Four Elements of Murder Update
Most of the Cat Caliban books focus on an issue, and the focal issue in Four Elements of Murder, first published in 1995, is toxic waste incineration. This book is based on an actual case, with names changed and the setting shifted about eight miles south and across the Kentucky-Tennessee state line. From the late 1960s, LWD (Liquid Waste Disposal) had operated a toxic waste incinerator in Calvert City. This area was a popular tourist area that had also attracted a heavy concentration of chemical manufacturers, including paint manufacturers, although more than 70% of the waste received at LWD was from out of state. By the early nineties, LWD had been operating the incinerator for ten years on a temporary permit, but the state’s efforts to revoke that permit in court had been unsuccessful. By 1997, cancer researcher Dr. Samuel Epstein of the University of Illinois’s School for Environmental Medicine had labeled Calvert City and communities downwind a “hot spot,” and the high rate of two rare forms of cancer strongly indicated an environmental source. The high incidence of cancer and lupus weren’t news to local residents, though.
When I researched the book in 1993-94, I read chilling stories of suspected LWD retaliation against whistleblowers — houses burned down and pets or livestock slaughtered. But the most chilling of all was the story of Lynn “Bear” Hill, who contacted a local journalist about more than 5,000 drums of extremely toxic chemicals he had participated in burying beneath a concrete slab at LWD. The journalist contacted the governor’s representative in the area to confirm the story; he did not name his source. But Lynn Hill was found dead in his truck a few days later. The death was ruled a suicide, but Hill was severely battered. The death Cat Caliban is called to investigate is based on this incident.
I have mixed feelings in reporting that the EPA declared the 32-acre site a Superfund Site in 2001, and that LWD closed and filed for bankruptcy in 2003. In 2013, the EPA settled with more than 130 former users of the site to recover more than $4 million, or about 86% of the cost of the cleanup.

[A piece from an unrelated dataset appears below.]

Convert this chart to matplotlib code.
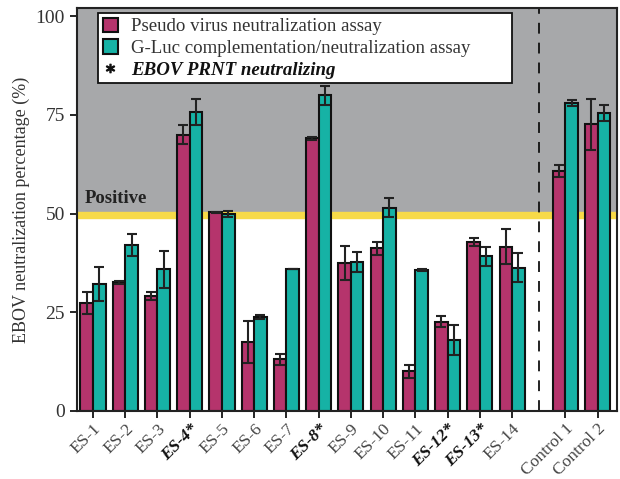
import numpy as np
import matplotlib
matplotlib.use("Agg")
import matplotlib.pyplot as plt
from matplotlib.patches import Patch
from matplotlib.lines import Line2D

# data
samples = ["ES-1", "ES-2", "ES-3", "ES-4*", "ES-5", "ES-6", "ES-7", "ES-8*", "ES-9",
           "ES-10", "ES-11", "ES-12*", "ES-13*", "ES-14", "Control 1", "Control 2"]
prnt_positive = ["ES-4*", "ES-8*", "ES-12*", "ES-13*"]
pseudo = [27.4, 32.6, 29.1, 70.0, 50.3, 17.5, 13.1, 69.0, 37.4, 41.2, 10.0, 22.6, 42.7, 41.6, 60.8, 72.6]
pseudo_err = [2.8, 0.4, 0.9, 2.4, 0.2, 5.4, 1.4, 0.4, 4.3, 1.7, 1.6, 1.4, 1.0, 4.4, 1.6, 6.4]
gluc = [32.2, 42.0, 35.9, 75.7, 49.8, 23.7, 35.9, 79.9, 37.8, 51.5, 35.7, 17.9, 39.2, 36.3, 77.9, 75.5]
gluc_err = [4.3, 2.7, 4.7, 3.3, 0.8, 0.5, 0.0, 2.4, 2.5, 2.5, 0.3, 3.8, 2.4, 3.6, 0.75, 2.0]

magenta = "#B5346C"
teal = "#16B2A5"
gray = "#A7A8AA"
yellow = "#F7DA48"

plt.rcParams["font.family"] = ["Liberation Serif", "DejaVu Serif"]

x = np.arange(len(samples), dtype=float)
x[14:] += 0.65   # gap before the controls
w = 0.39

fig = plt.figure(figsize=(6.2, 4.79), dpi=100)
ax = fig.add_axes([0.124, 0.142, 0.871, 0.841])

ax.axhspan(50.3, 110, color=gray, zorder=0)
ax.axhspan(48.8, 50.3, color=yellow, zorder=0)
ax.text(-0.27, 51.6, "Positive", fontsize=13.5, fontweight="bold", color="#222222",
        ha="left", va="bottom", zorder=1)

ek = dict(ecolor="#222222", elinewidth=1.5, capsize=3.5, capthick=1.5)
ax.bar(x - w / 2, pseudo, w, yerr=pseudo_err, color=magenta, edgecolor="#111111",
       linewidth=1.5, error_kw=ek, zorder=2)
ax.bar(x + w / 2, gluc, w, yerr=gluc_err, color=teal, edgecolor="#111111",
       linewidth=1.5, error_kw=ek, zorder=2)

ax.axvline(13.83, color="#111111", lw=1.3, ls=(0, (6, 5)), zorder=1)

ax.set_xlim(-0.5, 16.25)
ax.set_ylim(0, 102)
ax.set_yticks([0, 25, 50, 75, 100])
ax.set_ylabel("EBOV neutralization percentage (%)", fontsize=13, color="#333333")
ax.tick_params(axis="y", labelsize=14, length=5, width=1.2, labelcolor="#333333")
ax.tick_params(axis="x", length=5, width=1.2, pad=2)
ax.set_xticks(x)
ax.set_xticklabels(samples, rotation=45, ha="right", rotation_mode="anchor", fontsize=12.5,
                   color="#444444")
for lab in ax.get_xticklabels():
    if lab.get_text() in prnt_positive:
        lab.set_fontweight("bold")
        lab.set_fontstyle("italic")
        lab.set_color("#111111")
for sp in ax.spines.values():
    sp.set_linewidth(1.5)
    sp.set_color("#222222")

handles = [Patch(facecolor=magenta, edgecolor="#111111", linewidth=1.5),
           Patch(facecolor=teal, edgecolor="#111111", linewidth=1.5),
           Line2D([], [], ls="none", marker="$*$", color="#111111", markersize=6)]
labels = ["Pseudo virus neutralization assay",
          "G-Luc complementation/neutralization assay",
          "EBOV PRNT neutralizing"]
leg = ax.legend(handles, labels, loc="upper left", bbox_to_anchor=(0.039, 0.988, 0.767, 0.0),
                mode="expand", fontsize=13.6, fancybox=False, framealpha=1, edgecolor="#111111",
                handlelength=0.8, handleheight=0.8, handletextpad=0.7, labelspacing=0.2,
                borderpad=0.25, borderaxespad=0)
leg.get_frame().set_linewidth(1.3)
leg.set_zorder(5)
for t in leg.get_texts():
    t.set_color("#333333")
leg.get_texts()[2].set_fontweight("bold")
leg.get_texts()[2].set_fontstyle("italic")
leg.get_texts()[2].set_color("#111111")

fig.savefig("out.png", dpi=100)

I have never before or since felt endangered while conducting research for a book. But I’ll admit that after the stories I’d read, I was frightened when I drove to Calvert City to see and photograph the site. I felt a tremendous respect for the courage of local residents who were fighting for their lives and for their children’s lives and sympathy for those who weren’t. Either way, their children were endangered.